### Required task
Omit every picture, and retype the lines that run from the beginning of the data below through the line containing "['\u03bc-reweight', 'Lepton', 'Track', 'Jet'];", inclusive.

### Supplied material
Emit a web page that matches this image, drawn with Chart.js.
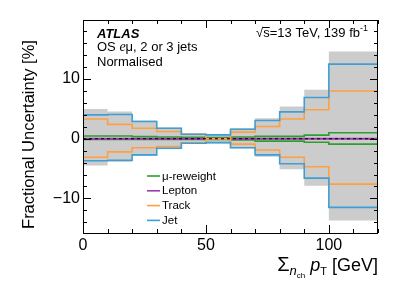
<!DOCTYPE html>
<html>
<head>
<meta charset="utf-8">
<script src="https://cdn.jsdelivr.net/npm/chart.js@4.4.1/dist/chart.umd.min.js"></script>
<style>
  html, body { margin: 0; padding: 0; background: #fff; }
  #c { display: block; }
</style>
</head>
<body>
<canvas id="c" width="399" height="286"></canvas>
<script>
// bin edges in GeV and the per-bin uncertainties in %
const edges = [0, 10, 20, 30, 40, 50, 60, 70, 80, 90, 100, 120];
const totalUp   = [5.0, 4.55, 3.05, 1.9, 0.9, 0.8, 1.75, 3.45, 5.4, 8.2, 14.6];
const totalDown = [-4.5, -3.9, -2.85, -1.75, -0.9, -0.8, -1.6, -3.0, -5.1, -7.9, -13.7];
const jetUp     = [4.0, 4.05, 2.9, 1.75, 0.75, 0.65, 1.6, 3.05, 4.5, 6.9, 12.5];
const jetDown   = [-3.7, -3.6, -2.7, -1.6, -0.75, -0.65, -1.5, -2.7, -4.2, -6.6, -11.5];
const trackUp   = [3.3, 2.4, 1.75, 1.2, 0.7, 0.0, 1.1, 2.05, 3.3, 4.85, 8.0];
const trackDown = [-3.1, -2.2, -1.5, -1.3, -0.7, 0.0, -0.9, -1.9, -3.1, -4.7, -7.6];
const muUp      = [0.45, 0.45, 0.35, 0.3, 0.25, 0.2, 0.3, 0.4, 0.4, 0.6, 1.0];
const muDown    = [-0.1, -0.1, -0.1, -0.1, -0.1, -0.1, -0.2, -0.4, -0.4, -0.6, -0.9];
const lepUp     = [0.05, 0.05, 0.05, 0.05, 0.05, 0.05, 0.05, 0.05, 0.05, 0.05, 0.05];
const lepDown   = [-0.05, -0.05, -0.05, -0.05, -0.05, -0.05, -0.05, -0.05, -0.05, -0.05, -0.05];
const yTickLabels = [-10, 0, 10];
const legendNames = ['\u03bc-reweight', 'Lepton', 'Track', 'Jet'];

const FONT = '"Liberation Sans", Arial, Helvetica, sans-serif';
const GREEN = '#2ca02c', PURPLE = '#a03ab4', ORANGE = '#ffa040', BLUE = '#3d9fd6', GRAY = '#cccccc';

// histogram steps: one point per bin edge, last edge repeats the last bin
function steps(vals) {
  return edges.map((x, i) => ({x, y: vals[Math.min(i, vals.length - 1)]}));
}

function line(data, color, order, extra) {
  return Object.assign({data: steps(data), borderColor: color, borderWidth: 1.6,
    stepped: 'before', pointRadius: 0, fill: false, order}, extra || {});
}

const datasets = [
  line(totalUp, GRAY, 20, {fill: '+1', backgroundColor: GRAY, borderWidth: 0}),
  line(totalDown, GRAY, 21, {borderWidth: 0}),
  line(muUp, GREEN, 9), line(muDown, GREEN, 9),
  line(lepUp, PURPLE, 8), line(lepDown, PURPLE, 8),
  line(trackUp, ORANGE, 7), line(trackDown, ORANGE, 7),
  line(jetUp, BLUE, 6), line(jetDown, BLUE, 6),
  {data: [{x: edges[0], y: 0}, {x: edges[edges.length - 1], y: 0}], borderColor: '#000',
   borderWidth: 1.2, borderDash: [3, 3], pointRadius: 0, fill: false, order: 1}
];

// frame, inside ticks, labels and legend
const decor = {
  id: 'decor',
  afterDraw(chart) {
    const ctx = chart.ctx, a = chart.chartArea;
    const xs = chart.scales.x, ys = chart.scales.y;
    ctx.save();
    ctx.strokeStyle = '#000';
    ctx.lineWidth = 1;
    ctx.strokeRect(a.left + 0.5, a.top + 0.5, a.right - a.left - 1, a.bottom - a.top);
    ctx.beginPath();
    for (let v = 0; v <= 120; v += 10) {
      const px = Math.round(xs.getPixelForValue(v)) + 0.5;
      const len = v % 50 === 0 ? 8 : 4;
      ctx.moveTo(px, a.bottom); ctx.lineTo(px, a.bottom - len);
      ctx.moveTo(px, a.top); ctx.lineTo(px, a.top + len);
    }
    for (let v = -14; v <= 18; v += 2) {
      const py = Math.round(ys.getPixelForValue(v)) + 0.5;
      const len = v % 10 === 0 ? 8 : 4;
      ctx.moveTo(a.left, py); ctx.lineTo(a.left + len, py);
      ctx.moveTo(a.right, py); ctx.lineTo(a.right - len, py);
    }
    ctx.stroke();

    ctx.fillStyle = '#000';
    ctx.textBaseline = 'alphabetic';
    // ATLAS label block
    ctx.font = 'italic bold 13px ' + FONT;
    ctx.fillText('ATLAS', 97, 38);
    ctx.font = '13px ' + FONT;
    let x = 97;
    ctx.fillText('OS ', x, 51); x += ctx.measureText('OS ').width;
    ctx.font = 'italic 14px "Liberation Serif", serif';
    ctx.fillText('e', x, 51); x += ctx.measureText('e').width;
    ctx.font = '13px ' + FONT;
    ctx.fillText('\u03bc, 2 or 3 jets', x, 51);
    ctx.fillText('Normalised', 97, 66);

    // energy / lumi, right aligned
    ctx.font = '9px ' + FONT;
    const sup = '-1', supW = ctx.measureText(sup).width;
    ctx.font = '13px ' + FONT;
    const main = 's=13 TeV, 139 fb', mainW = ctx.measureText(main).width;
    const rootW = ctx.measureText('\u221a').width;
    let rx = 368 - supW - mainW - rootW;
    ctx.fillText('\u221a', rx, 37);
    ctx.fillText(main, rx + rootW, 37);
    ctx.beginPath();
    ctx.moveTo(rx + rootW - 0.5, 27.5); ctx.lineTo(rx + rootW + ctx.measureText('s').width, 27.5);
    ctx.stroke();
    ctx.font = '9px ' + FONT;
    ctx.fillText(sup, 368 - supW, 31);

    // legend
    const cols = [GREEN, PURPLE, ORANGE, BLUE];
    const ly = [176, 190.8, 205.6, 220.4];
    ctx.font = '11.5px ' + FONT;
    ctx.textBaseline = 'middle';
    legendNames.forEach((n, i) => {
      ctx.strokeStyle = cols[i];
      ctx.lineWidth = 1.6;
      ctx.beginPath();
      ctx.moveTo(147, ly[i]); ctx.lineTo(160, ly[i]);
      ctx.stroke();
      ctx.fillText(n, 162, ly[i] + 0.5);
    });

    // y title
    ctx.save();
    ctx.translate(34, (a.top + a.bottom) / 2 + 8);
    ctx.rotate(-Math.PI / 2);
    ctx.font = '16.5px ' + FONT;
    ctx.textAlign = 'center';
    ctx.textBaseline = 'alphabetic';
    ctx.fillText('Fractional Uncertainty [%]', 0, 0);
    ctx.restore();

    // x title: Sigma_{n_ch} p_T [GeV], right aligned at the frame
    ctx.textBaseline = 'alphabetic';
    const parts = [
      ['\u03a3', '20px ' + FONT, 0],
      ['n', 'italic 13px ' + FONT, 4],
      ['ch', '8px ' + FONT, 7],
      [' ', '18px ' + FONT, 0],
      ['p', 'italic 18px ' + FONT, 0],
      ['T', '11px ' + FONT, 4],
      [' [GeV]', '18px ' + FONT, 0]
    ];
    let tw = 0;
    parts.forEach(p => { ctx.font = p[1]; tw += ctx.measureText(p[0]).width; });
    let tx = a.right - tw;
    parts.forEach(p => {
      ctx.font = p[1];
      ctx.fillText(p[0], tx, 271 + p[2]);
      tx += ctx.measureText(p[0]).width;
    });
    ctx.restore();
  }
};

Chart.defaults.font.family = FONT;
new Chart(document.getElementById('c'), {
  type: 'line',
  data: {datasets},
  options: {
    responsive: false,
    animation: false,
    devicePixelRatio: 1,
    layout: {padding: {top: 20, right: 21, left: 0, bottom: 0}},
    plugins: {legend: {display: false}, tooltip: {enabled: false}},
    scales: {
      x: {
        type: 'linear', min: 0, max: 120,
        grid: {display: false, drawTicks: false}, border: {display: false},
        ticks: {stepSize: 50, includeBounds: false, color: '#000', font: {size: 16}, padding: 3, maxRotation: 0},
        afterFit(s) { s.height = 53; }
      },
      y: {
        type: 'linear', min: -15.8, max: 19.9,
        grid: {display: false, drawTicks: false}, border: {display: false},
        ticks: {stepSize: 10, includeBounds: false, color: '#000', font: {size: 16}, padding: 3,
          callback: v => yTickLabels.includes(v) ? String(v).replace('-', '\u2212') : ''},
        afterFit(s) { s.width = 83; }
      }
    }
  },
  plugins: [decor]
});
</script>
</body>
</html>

### Output of the exercise
Emit a web page that matches this image, drawn with Chart.js.
<!DOCTYPE html>
<html>
<head>
<meta charset="utf-8">
<script src="https://cdn.jsdelivr.net/npm/chart.js@4.4.1/dist/chart.umd.min.js"></script>
<style>
  html, body { margin: 0; padding: 0; background: #fff; }
  #c { display: block; }
</style>
</head>
<body>
<canvas id="c" width="399" height="286"></canvas>
<script>
// bin edges in GeV and the per-bin uncertainties in %
const edges = [0, 10, 20, 30, 40, 50, 60, 70, 80, 90, 100, 120];
const totalUp   = [5.0, 4.55, 3.05, 1.9, 0.9, 0.8, 1.75, 3.45, 5.4, 8.2, 14.6];
const totalDown = [-4.5, -3.9, -2.85, -1.75, -0.9, -0.8, -1.6, -3.0, -5.1, -7.9, -13.7];
const jetUp     = [4.0, 4.05, 2.9, 1.75, 0.75, 0.65, 1.6, 3.05, 4.5, 6.9, 12.5];
const jetDown   = [-3.7, -3.6, -2.7, -1.6, -0.75, -0.65, -1.5, -2.7, -4.2, -6.6, -11.5];
const trackUp   = [3.3, 2.4, 1.75, 1.2, 0.7, 0.0, 1.1, 2.05, 3.3, 4.85, 8.0];
const trackDown = [-3.1, -2.2, -1.5, -1.3, -0.7, 0.0, -0.9, -1.9, -3.1, -4.7, -7.6];
const muUp      = [0.45, 0.45, 0.35, 0.3, 0.25, 0.2, 0.3, 0.4, 0.4, 0.6, 1.0];
const muDown    = [-0.1, -0.1, -0.1, -0.1, -0.1, -0.1, -0.2, -0.4, -0.4, -0.6, -0.9];
const lepUp     = [0.05, 0.05, 0.05, 0.05, 0.05, 0.05, 0.05, 0.05, 0.05, 0.05, 0.05];
const lepDown   = [-0.05, -0.05, -0.05, -0.05, -0.05, -0.05, -0.05, -0.05, -0.05, -0.05, -0.05];
const yTickLabels = [-10, 0, 10];
const legendNames = ['\u03bc-reweight', 'Lepton', 'Track', 'Jet'];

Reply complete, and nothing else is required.